The present invention relates to the technology of applying metal coatings on the surfaces of various materials (particles and substrates) including dielectrics, semiconductors and metals. The invention can be used, for example, for the metallization of abrasive particles, in applying metal coating to ceramic materials and in electronics.

Background Art

The techniques conventionally used for applying metal coatings on the surfaces of materials include chemical vapor-phase deposition, plasma assisted deposition, metal bath deposition, electroless deposition, electrolytic deposition and solid-phase reaction techniques.

The technique of vapor-phase deposition (patents US 5 250 086, US 5 232 469, US 5 224 969, US 5 126 207, US 5 024 680, US 4 399 167, US 3 924 031, US 3 871 840, US 3 650 714) uses gaseous mixtures at low pressures and high substrate temperatures for the deposition of carbide-forming metals, such as chromium, titanium and zirconium. For example, patent US 5 224 969 describes a process in which a layer of fine chromium powder is mixed with the diamond and heated to elevated temperatures (600-700 °C) under 10^"6 torr vacuum (or in the atmosphere of argon or hydrogen). During the process agitation is applied in order to prevent the particles from adhering to one another. The treatment causes the metal powder to vaporize and redeposit on the surfaces of the diamond powder forming metal carbide. The drawbacks of this technique include the use of elevated temperatures (600-700 °C) which causes diamond degradation, the use of expensive carbide-forming metals, the necessity to apply a second layer of metals which are more oxidation resistant and the necessity to apply agitation in order to prevent the particles from adhering to one another.

Plasma assisted deposition technique ( US 5 489 449) allows one to obtain an adherent metal coating on a flat dielectric substrate. In the case of coating a powder it is necessary to create fiuidized bed conditions in order to prevent particles from adhering to one another. This causes high expenditure of purified gases, especially if the particles are relatively large (more than 40 μm). Other disadvantages of the technique include the use of elevated temperatures, expensive reactors, high expenditure of oxygen-free gas and short lifetime of the electrodes.

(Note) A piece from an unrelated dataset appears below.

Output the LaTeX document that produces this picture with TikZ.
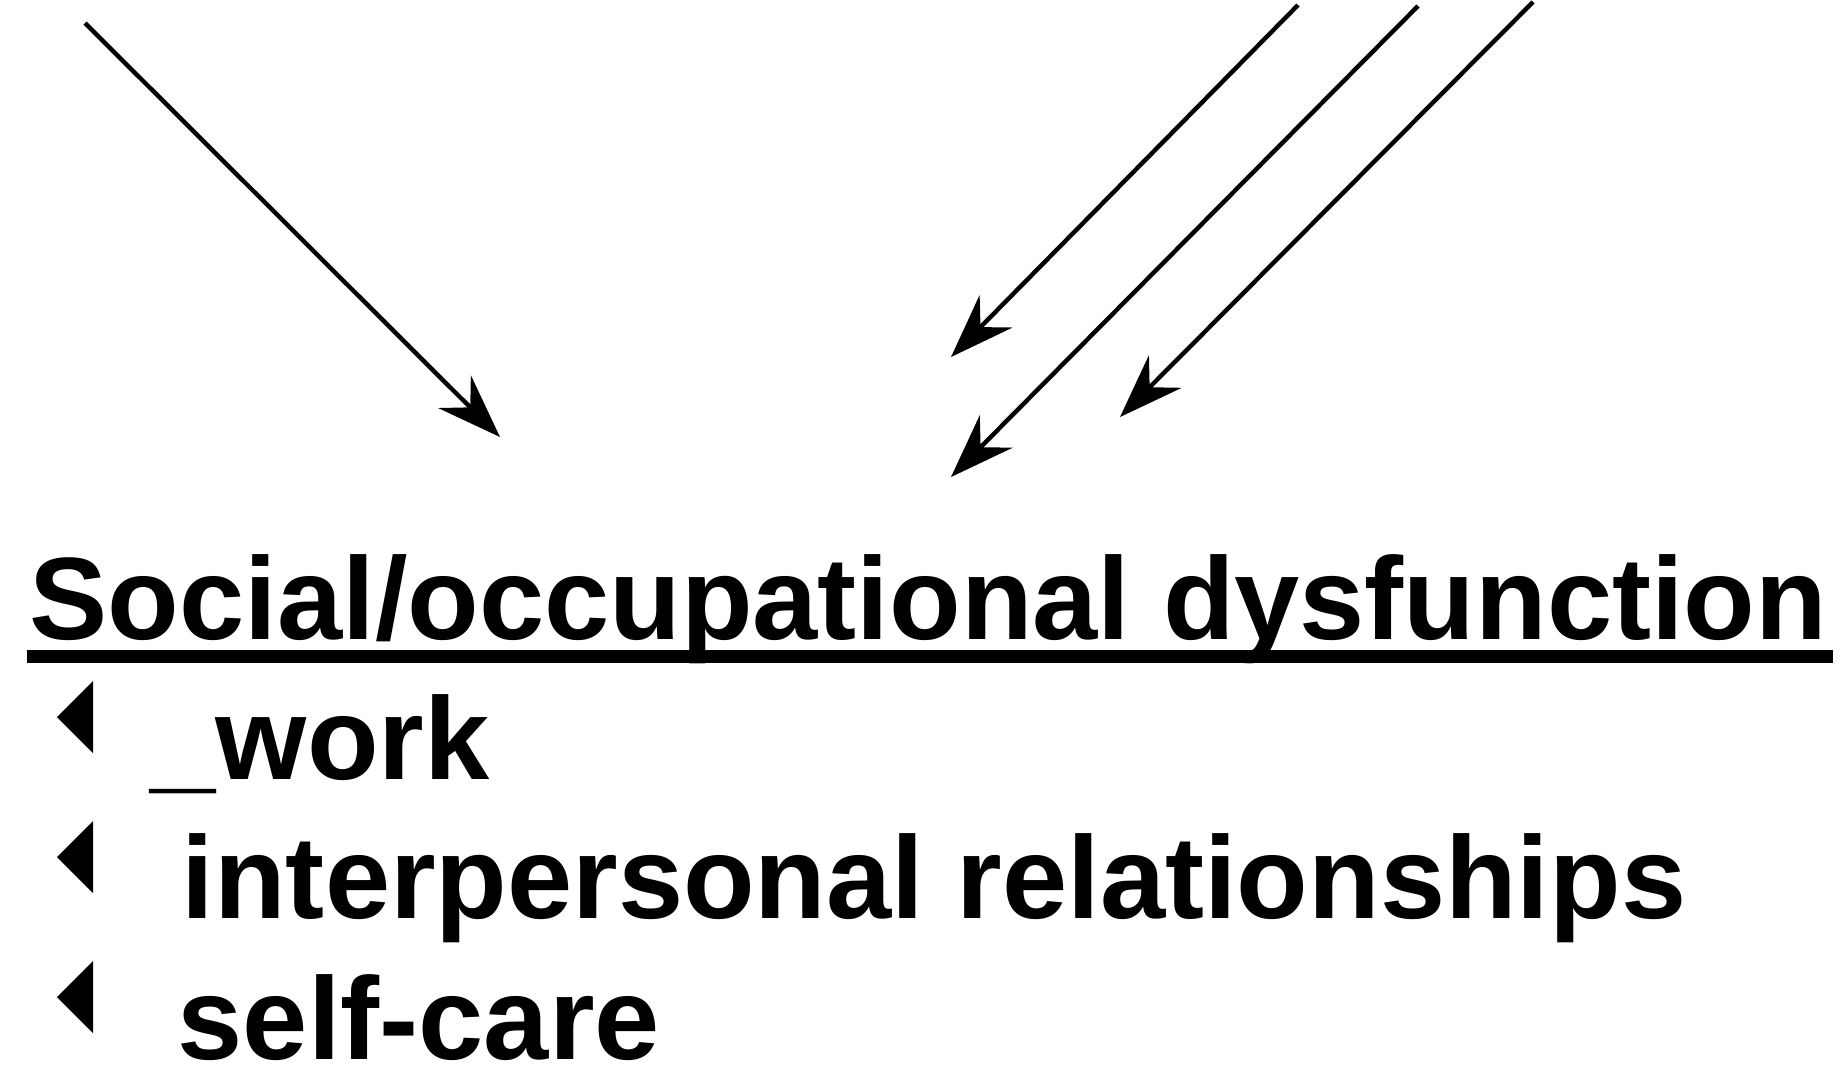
\documentclass[tikz,border=0pt]{standalone}
\usepackage{fontspec}
\setmainfont{Liberation Sans}
\usetikzlibrary{arrows.meta}
\tikzset{
  arr/.style={line width=1.1pt, -{Stealth[length=16pt, width=11.5pt, inset=5.5pt]}},
  label/.style={anchor=base west, inner sep=0pt, font=\fontsize{29.3pt}{35pt}\selectfont\bfseries}
}
\begin{document}
\begin{tikzpicture}[x=0.25pt, y=-0.25pt]
		\useasboundingbox (0,0) rectangle (1840,1065);
		
		% arrows from above
		\coordinate (s1) at (85,23);    \coordinate (t1) at (500,437);
		\coordinate (s2) at (1298,5);   \coordinate (t2) at (951,357);
		\coordinate (s3) at (1418,6);   \coordinate (t3) at (951,477);
		\coordinate (s4) at (1533,2);   \coordinate (t4) at (1120,417);
		\foreach \i in {1,2,3,4}
		\draw[arr] (s\i) -- (t\i);
		
		% title
		\node[label] (title) at (29,639) {Social/occupational dysfunction};
		\fill (27,650) rectangle (1833,663);
		
		% bullets
		\foreach \y in {717,857,997}
		\fill (93,\y-36) -- (57,\y) -- (93,\y+36) -- cycle;
		\node[label] (work) at (150,779) {\_work};
		\node[label] (inter) at (181,918) {interpersonal relationships};
		\node[label] (self) at (177,1059) {self-care};
	\end{tikzpicture}
\end{document}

In the technique of packed salt bath deposition (US 5 250 086, US 5 224 969, US 5 306 318, US 5 090 969) abrasive particles are immersed within a molten bath of one or more alkali or alkaline earth halides with a carbide-forming metal, such as chromium, titanium, tungsten, zirconium, vanadium, niobium, tantalum, molybdenum, the process operating at 600 - 100 °C, for chromium, preferrably, between 800-950 °C (US 5 250 086). Patent US 5 306 318 describes the process of coating particles of cubic boron nitride with titanium; patent US 5 090 969 describes the use of molten alkali metal ftoride for the metallization of diamond and cubic boron nitride. The disadvantages of the technique include the use of elevated temperatures (600-700 °C), which causes diamond degradation, the use of expensive carbide-forming metals, the necessity to apply a second layer of metals which are more oxidation resistant and the necessity to apply agitation in order to prevent the particles from adhering to one another. The melts containing titanium (US 3 929 432) and titanium hydrides (US 4 591 363) have been described. Mechanical crushing of sintered particles aggregates is needed in this case, which leads to appearance of uncoated areas, cracks and other defects.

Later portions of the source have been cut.